Сценка четвертая. В начале ноября 1933 г. Дильса сместили за явный разбой с поста начальника гестапа и на его место посадили «старого бойца», «лучшую лошадь из конюшни Геринга», как острили в министерстве внутренних дел, некоего Пауля Хинклера. Согласно легенде, ходившей в ту пору в среде нацистов, Хинклер считался настолько глупым, что суд не стал возбуждать против него дела по обвинению в присвоении государственной собственности. Его признали «ограниченно вменяемым». Фигура эта особой роли в истории аппарата насилия не сыграла. Через 30 дней Хинклера сместили, и в гестапа опять воцарился Дильс. Однако у Хинклера не хватило ума сбежать сразу, он остался ночевать в своей служебной квартире в здании гестапа. Тем не менее, услышав среди ночи приближение бывших «соратников», он выпрыгнул из окна и помчался в ландтаг, где его признал портье — ведь он был членом ландтага от НСДАП. Но шаги послышались снова, и Хинклер в ночной сорочке побежал дальше, на сей раз он очутился в Тиргартене, где на скамейке сидели парочки. Бывший шеф гестапа стал выпрашивать у них мелкие монетки, чтобы позвонить по автомату Кубе — тогдашнему обер-президенту Берлина и Бранденбурга. В конце концов Хинклера забрали в обычный полицейский участок. И оттуда (после долгих уговоров и молений) он позвонил Герингу…

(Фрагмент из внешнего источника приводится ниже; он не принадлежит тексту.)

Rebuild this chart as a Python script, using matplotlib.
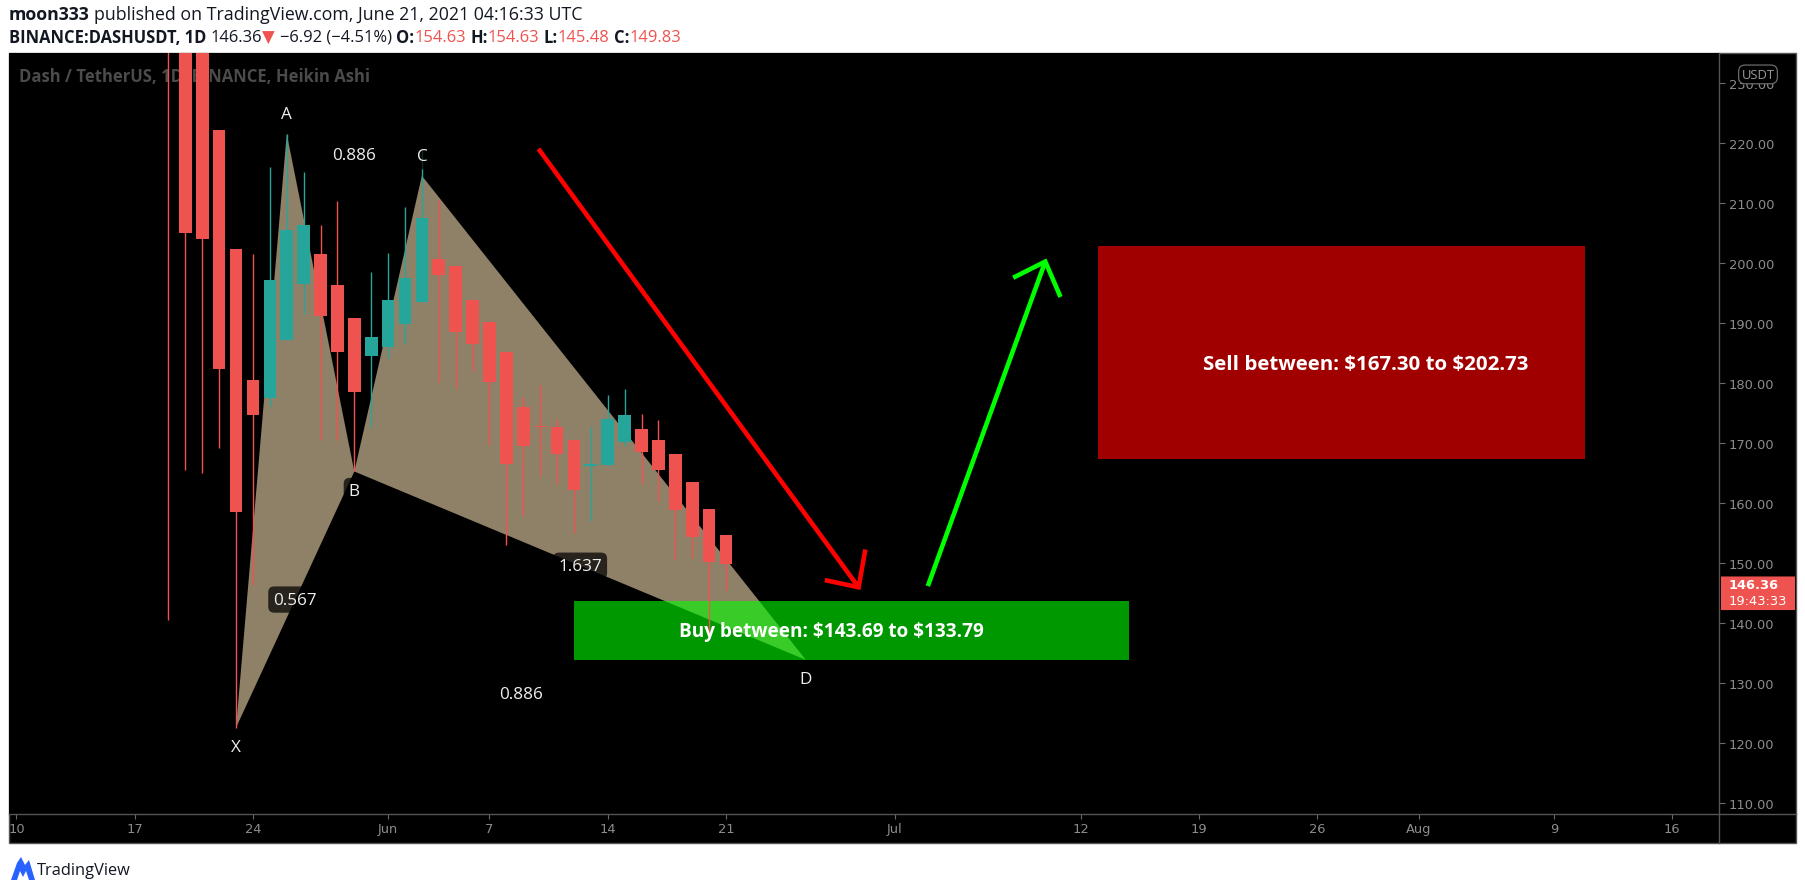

Нет, так продолжаться не могло. Анархию насилия следовало обуздать. В карательных органах навести железный порядок. Но прежде всего надо было обезглавить миллионную армию штурмовиков и «старых бойцов», которые желали воспользоваться плодами своих побед…

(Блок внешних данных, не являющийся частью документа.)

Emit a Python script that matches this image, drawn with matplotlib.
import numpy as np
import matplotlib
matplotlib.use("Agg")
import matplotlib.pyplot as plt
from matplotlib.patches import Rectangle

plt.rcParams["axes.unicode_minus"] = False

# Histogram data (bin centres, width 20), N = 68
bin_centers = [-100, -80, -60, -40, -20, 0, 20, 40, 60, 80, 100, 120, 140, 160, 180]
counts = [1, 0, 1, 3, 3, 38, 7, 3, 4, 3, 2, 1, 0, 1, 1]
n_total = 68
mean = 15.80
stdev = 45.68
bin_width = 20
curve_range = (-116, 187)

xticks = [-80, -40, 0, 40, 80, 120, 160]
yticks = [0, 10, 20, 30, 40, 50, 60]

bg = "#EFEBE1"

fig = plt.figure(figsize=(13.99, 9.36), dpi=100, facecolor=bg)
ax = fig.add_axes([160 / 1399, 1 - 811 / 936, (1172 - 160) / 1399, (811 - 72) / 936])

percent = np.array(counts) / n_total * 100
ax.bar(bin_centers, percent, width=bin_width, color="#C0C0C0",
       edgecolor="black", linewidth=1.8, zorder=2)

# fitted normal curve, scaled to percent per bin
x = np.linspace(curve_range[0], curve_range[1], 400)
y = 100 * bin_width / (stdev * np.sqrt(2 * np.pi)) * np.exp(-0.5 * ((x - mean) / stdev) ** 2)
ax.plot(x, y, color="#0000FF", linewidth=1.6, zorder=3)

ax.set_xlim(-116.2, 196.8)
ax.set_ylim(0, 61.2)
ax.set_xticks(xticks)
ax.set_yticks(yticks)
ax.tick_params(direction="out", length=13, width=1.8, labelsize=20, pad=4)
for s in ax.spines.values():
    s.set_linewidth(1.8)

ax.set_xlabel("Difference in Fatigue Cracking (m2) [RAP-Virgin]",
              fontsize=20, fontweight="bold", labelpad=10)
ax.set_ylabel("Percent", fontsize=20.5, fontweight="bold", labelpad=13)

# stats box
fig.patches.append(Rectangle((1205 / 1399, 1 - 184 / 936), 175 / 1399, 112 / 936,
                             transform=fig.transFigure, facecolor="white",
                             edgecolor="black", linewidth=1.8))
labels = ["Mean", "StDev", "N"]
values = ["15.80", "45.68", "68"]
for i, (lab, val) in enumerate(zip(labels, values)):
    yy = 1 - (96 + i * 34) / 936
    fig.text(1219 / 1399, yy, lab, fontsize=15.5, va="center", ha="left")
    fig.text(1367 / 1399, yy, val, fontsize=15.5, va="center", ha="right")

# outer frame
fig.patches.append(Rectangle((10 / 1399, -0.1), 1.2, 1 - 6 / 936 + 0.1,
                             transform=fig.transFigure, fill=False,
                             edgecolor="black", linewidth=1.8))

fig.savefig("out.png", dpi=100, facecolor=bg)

Описывая «ночь длинных ножей», западные историки отмечают, что «Гитлер долгое время колебался, отдавать ли ему приказ об уничтожении Рема и его штаба». Объясняют они это личными чувствами, которые связывали нацистского фюрера с Эрнстом Ремом и людьми из его окружения. Это глубоко ошибочный тезис. Гитлер просто боялся разнузданной вольницы — вооруженных до зубов формирований СА. Для нанесения решающего удара надо было выбрать подходящее время, подходящих людей (ими стали Гиммлер и Гейдрих) и подходящих союзников (ими стала верхушка генералитета).